**STATED TASK:** Transcribe the material in full. Nothing should differ except that the pictures are left out.

**INFORMATION PROVIDED:**
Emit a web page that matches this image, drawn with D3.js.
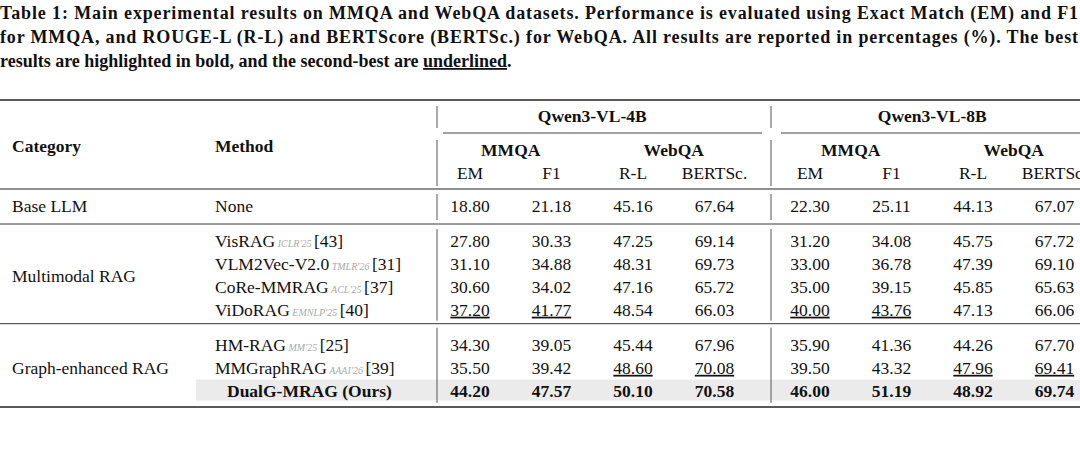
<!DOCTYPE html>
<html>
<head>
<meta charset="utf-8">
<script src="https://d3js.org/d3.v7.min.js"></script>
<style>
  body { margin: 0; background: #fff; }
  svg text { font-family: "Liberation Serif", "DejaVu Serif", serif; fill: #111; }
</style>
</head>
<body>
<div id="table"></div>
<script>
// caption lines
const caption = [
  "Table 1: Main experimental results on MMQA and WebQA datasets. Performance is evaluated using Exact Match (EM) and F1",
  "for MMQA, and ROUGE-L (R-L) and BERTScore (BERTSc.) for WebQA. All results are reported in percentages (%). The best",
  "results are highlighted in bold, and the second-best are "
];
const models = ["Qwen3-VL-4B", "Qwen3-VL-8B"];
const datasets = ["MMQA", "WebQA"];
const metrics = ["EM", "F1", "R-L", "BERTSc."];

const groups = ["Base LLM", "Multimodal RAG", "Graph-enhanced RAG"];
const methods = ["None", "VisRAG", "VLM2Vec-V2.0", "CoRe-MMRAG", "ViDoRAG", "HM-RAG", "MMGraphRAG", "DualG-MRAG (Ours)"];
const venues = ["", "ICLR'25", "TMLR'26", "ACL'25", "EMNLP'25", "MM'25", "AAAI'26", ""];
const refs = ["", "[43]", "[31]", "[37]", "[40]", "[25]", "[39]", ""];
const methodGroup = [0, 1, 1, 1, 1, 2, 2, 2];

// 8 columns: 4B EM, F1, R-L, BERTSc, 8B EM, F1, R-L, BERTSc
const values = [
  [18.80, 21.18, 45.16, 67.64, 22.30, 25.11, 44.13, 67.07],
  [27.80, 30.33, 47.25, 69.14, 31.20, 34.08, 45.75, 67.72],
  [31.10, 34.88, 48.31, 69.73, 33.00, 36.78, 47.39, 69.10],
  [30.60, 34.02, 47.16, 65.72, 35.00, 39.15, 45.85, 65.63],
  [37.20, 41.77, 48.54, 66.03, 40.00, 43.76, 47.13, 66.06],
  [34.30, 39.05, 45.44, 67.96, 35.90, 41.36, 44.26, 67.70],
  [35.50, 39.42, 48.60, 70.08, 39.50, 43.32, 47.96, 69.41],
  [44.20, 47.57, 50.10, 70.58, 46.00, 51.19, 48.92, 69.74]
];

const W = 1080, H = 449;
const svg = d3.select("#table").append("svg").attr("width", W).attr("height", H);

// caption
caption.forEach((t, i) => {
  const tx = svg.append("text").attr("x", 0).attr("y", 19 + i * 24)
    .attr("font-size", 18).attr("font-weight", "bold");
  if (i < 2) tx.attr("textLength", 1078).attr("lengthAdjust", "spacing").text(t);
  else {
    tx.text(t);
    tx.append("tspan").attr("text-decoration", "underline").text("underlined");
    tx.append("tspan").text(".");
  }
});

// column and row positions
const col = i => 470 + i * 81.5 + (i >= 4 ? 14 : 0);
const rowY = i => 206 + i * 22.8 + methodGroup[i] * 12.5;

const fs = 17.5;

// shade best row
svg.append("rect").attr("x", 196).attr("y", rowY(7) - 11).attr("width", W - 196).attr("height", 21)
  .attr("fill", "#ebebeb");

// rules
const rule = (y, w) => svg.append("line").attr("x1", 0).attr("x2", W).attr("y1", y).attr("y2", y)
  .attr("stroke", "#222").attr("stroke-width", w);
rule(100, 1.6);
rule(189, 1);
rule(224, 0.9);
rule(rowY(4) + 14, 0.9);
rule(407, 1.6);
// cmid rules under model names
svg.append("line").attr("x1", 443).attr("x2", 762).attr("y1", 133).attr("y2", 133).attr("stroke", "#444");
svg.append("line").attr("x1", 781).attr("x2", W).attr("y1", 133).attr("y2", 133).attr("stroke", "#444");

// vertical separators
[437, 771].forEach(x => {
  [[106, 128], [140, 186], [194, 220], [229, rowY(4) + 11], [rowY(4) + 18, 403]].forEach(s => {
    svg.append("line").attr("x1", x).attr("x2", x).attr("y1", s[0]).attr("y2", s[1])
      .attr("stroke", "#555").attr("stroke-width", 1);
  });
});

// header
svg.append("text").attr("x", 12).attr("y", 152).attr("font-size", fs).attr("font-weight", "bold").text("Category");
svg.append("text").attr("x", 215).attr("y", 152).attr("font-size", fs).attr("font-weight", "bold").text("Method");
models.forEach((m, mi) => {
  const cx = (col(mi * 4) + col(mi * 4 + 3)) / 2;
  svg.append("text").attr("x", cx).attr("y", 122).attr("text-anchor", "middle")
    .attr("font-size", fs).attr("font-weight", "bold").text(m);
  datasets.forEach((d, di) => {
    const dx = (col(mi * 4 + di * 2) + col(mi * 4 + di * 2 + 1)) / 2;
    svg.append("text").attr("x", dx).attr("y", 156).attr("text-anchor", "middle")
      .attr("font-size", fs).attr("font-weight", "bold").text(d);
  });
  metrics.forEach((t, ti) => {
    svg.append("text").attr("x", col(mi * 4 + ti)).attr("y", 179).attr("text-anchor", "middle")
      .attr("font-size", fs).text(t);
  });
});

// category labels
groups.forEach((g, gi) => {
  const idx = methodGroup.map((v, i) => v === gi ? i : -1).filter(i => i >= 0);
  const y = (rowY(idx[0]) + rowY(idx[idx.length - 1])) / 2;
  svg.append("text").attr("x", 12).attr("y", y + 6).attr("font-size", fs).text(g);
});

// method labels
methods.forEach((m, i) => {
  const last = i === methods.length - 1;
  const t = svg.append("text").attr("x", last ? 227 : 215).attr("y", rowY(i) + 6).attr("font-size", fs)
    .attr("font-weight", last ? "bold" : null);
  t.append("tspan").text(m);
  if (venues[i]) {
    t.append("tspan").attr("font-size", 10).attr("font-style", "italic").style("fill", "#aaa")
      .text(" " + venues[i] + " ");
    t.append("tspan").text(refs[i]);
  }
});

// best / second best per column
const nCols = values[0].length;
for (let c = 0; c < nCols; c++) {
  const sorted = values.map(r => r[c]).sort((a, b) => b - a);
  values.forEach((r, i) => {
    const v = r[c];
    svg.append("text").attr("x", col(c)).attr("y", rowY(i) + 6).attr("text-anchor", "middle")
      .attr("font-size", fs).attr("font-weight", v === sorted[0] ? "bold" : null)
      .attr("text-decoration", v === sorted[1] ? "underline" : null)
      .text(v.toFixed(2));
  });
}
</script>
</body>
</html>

**EXERCISE ANSWER:**
Emit a web page that matches this image, drawn with D3.js.
<!DOCTYPE html>
<html>
<head>
<meta charset="utf-8">
<script src="https://d3js.org/d3.v7.min.js"></script>
<style>
  body { margin: 0; background: #fff; }
  svg text { font-family: "Liberation Serif", "DejaVu Serif", serif; fill: #111; }
</style>
</head>
<body>
<div id="table"></div>
<script>
// caption lines
const caption = [
  "Table 1: Main experimental results on MMQA and WebQA datasets. Performance is evaluated using Exact Match (EM) and F1",
  "for MMQA, and ROUGE-L (R-L) and BERTScore (BERTSc.) for WebQA. All results are reported in percentages (%). The best",
  "results are highlighted in bold, and the second-best are "
];
const models = ["Qwen3-VL-4B", "Qwen3-VL-8B"];
const datasets = ["MMQA", "WebQA"];
const metrics = ["EM", "F1", "R-L", "BERTSc."];

const groups = ["Base LLM", "Multimodal RAG", "Graph-enhanced RAG"];
const methods = ["None", "VisRAG", "VLM2Vec-V2.0", "CoRe-MMRAG", "ViDoRAG", "HM-RAG", "MMGraphRAG", "DualG-MRAG (Ours)"];
const venues = ["", "ICLR'25", "TMLR'26", "ACL'25", "EMNLP'25", "MM'25", "AAAI'26", ""];
const refs = ["", "[43]", "[31]", "[37]", "[40]", "[25]", "[39]", ""];
const methodGroup = [0, 1, 1, 1, 1, 2, 2, 2];

// 8 columns: 4B EM, F1, R-L, BERTSc, 8B EM, F1, R-L, BERTSc
const values = [
  [18.80, 21.18, 45.16, 67.64, 22.30, 25.11, 44.13, 67.07],
  [27.80, 30.33, 47.25, 69.14, 31.20, 34.08, 45.75, 67.72],
  [31.10, 34.88, 48.31, 69.73, 33.00, 36.78, 47.39, 69.10],
  [30.60, 34.02, 47.16, 65.72, 35.00, 39.15, 45.85, 65.63],
  [37.20, 41.77, 48.54, 66.03, 40.00, 43.76, 47.13, 66.06],
  [34.30, 39.05, 45.44, 67.96, 35.90, 41.36, 44.26, 67.70],
  [35.50, 39.42, 48.60, 70.08, 39.50, 43.32, 47.96, 69.41],
  [44.20, 47.57, 50.10, 70.58, 46.00, 51.19, 48.92, 69.74]
];

const W = 1080, H = 449;
const svg = d3.select("#table").append("svg").attr("width", W).attr("height", H);

// caption
caption.forEach((t, i) => {
  const tx = svg.append("text").attr("x", 0).attr("y", 19 + i * 24)
    .attr("font-size", 18).attr("font-weight", "bold");
  if (i < 2) tx.attr("textLength", 1078).attr("lengthAdjust", "spacing").text(t);
  else {
    tx.text(t);
    tx.append("tspan").attr("text-decoration", "underline").text("underlined");
    tx.append("tspan").text(".");
  }
});

// column and row positions
const col = i => 470 + i * 81.5 + (i >= 4 ? 14 : 0);
const rowY = i => 206 + i * 22.8 + methodGroup[i] * 12.5;

const fs = 17.5;

// shade best row
svg.append("rect").attr("x", 196).attr("y", rowY(7) - 11).attr("width", W - 196).attr("height", 21)
  .attr("fill", "#ebebeb");

// rules
const rule = (y, w) => svg.append("line").attr("x1", 0).attr("x2", W).attr("y1", y).attr("y2", y)
  .attr("stroke", "#222").attr("stroke-width", w);
rule(100, 1.6);
rule(189, 1);
rule(224, 0.9);
rule(rowY(4) + 14, 0.9);
rule(407, 1.6);
// cmid rules under model names
svg.append("line").attr("x1", 443).attr("x2", 762).attr("y1", 133).attr("y2", 133).attr("stroke", "#444");
svg.append("line").attr("x1", 781).attr("x2", W).attr("y1", 133).attr("y2", 133).attr("stroke", "#444");

// vertical separators
[437, 771].forEach(x => {
  [[106, 128], [140, 186], [194, 220], [229, rowY(4) + 11], [rowY(4) + 18, 403]].forEach(s => {
    svg.append("line").attr("x1", x).attr("x2", x).attr("y1", s[0]).attr("y2", s[1])
      .attr("stroke", "#555").attr("stroke-width", 1);
  });
});

// header
svg.append("text").attr("x", 12).attr("y", 152).attr("font-size", fs).attr("font-weight", "bold").text("Category");
svg.append("text").attr("x", 215).attr("y", 152).attr("font-size", fs).attr("font-weight", "bold").text("Method");
models.forEach((m, mi) => {
  const cx = (col(mi * 4) + col(mi * 4 + 3)) / 2;
  svg.append("text").attr("x", cx).attr("y", 122).attr("text-anchor", "middle")
    .attr("font-size", fs).attr("font-weight", "bold").text(m);
  datasets.forEach((d, di) => {
    const dx = (col(mi * 4 + di * 2) + col(mi * 4 + di * 2 + 1)) / 2;
    svg.append("text").attr("x", dx).attr("y", 156).attr("text-anchor", "middle")
      .attr("font-size", fs).attr("font-weight", "bold").text(d);
  });
  metrics.forEach((t, ti) => {
    svg.append("text").attr("x", col(mi * 4 + ti)).attr("y", 179).attr("text-anchor", "middle")
      .attr("font-size", fs).text(t);
  });
});

// category labels
groups.forEach((g, gi) => {
  const idx = methodGroup.map((v, i) => v === gi ? i : -1).filter(i => i >= 0);
  const y = (rowY(idx[0]) + rowY(idx[idx.length - 1])) / 2;
  svg.append("text").attr("x", 12).attr("y", y + 6).attr("font-size", fs).text(g);
});

// method labels
methods.forEach((m, i) => {
  const last = i === methods.length - 1;
  const t = svg.append("text").attr("x", last ? 227 : 215).attr("y", rowY(i) + 6).attr("font-size", fs)
    .attr("font-weight", last ? "bold" : null);
  t.append("tspan").text(m);
  if (venues[i]) {
    t.append("tspan").attr("font-size", 10).attr("font-style", "italic").style("fill", "#aaa")
      .text(" " + venues[i] + " ");
    t.append("tspan").text(refs[i]);
  }
});

// best / second best per column
const nCols = values[0].length;
for (let c = 0; c < nCols; c++) {
  const sorted = values.map(r => r[c]).sort((a, b) => b - a);
  values.forEach((r, i) => {
    const v = r[c];
    svg.append("text").attr("x", col(c)).attr("y", rowY(i) + 6).attr("text-anchor", "middle")
      .attr("font-size", fs).attr("font-weight", v === sorted[0] ? "bold" : null)
      .attr("text-decoration", v === sorted[1] ? "underline" : null)
      .text(v.toFixed(2));
  });
}
</script>
</body>
</html>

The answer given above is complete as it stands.